Sounds like a full house be nice to see you guys again.I spoke to someone I knew for years when I went in on the 16th so it wasn't a waste of time as I enjoyed seeing him again, Danny betts gave me a crew bag from teh John Ross when I was in Cape Town with him but I will not be bringing in as I would be mugged for it according to Danny. 
Take care
Cheers
Joe
(Applause)(Pint)
Hi Joe Honnestden here we will be the same place on the 30 march it looks like a full house this time see you in Admiral of Humber next week Cheers honnestden[/QUOTE]


----------



## Honnestden (Jan 17, 2010)

(Pint)


Joe w said:


> Hi Dennis
> Yes I will be there what time do you guys normally get in.
> Sounds like a full house be nice to see you guys again.I spoke to someone I knew for years when I went in on the 16th so it wasn't a waste of time as I enjoyed seeing him again, Danny betts gave me a crew bag from teh John Ross when I was in Cape Town with him but I will not be bringing in as I would be mugged for it according to Danny.
> Take care
> ...


[/QUOTE]

that is true keep it at home see on 30 march be good for a good old natter mate cheers mate Den


----------



## keithsparks (Sep 1, 2009)

sounds as though we,ll have to book a seat or get there early to make sure of a place are we signing on at Posterngate first, i hope we can get a sub i am skint


----------



## Pete Jordan (Sep 27, 2010)

I don't know about a sub Keith.
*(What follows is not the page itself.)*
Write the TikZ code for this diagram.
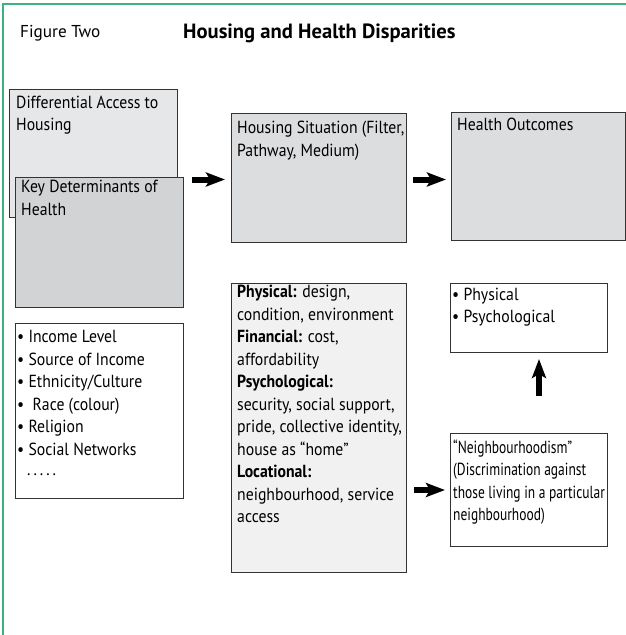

I'm going to the bank and arrange a mortgage to get a round in.:sweat:


----------



## johnnoble (Apr 18, 2010)

*round in*



Pete Jordan said:


> I don't know about a sub Keith. I'm going to the bank and arrange a mortgage to get a round in.:sweat:


theres a first time for every thing pete,and as for keith, if he gives you 3 cheers he,ll want 2 back latter


----------



## Pete Jordan (Sep 27, 2010)

Whatcha mean first time. I've had a mortgage befo..... Oh I see what you mean, Right, that's YOU on halves.[=P]


----------



## Honnestden (Jan 17, 2010)

Joe w said:


> Hi Dennis
> Yes I will be there what time do you guys normally get in.
> Sounds like a full house be nice to see you guys again.I spoke to someone I knew for years when I went in on the 16th so it wasn't a waste of time as I enjoyed seeing him again, Danny betts gave me a crew bag from teh John Ross when I was in Cape Town with him but I will not be bringing in as I would be mugged for it according to Danny.
> Take care
> ...


[/QUOTE]

HI Joe will be in there about 1 oclock see you there cheers Honnestden


----------



## RayJordandpo (Feb 23, 2006)

johnnoble said:


> theres a first time for every thing pete,and as for keith, if he gives you 3 cheers he,ll want 2 back latter


Who's that guy who wouldn't knock when when we were playing dominoes in case the barmaid brought a round?. He used to give his lad two bob pocket money then tell him to put it in that big money box under the stairs


----------



## johnnoble (Apr 18, 2010)

*doms*



RayJordandpo said:


> Who's that guy who wouldn't knock when when we were playing dominoes in case the barmaid brought a round?. He used to give his lad two bob pocket money then tell him to put it in that big money box under the stairs


cheers ray,all the world knows about me now,but your right, i once connected my electric to some traffic lights outside my front door,it was ok for a while until the lights stuck on red but looking back my ex misses made a fortune out of that.


----------



## Colin Handforth (Mar 17, 2011)

Reading all your antics is like an episode of Last of the Summer Wine, I am in Hull over the weekend of April 30/1 May, are there any UTC beano's on then?
Would be good to meet a few from the 60's.


----------



## keithsparks (Sep 1, 2009)

Colin. waiting for news of next meet what do you mean by last of the summer wine they are a lot younger than us. Allan Wild or Shakey organize the dates the rest of us just turn up and sup and some even pay for a round


----------



## Honnestden (Jan 17, 2010)

Hear is the news of the next Beano it is Admiral of the Humber on 27 April docking time about 13 .oo hrs Thinking caps on for mybe a new venue for everyone not just me and ideas for raffle prizes for the big one, Discusions on the Agenda and Badges £3 each or 2 for £5 see you all on Wednesday old and new Comrades


----------



## Colin Handforth (Mar 17, 2011)

Thanks Keith,
didn't like that last bit though, 'some even pay for a round'! and there's me being TT for years!


----------



## Honnestden (Jan 17, 2010)

You donot have to get a round ,just stick to what you drink you can have water if you like,them that come from across the water only drink soft drinks and they get there own hope to see you on wednesday at the Admiral of the humber see you there


----------



## Honnestden (Jan 17, 2010)

ALLAN WILD said:


> Next Beano is set for the 2nd February and the 16th February....same place......But we are looking at getting a new venue with wheel chair access....any idea's (Pint)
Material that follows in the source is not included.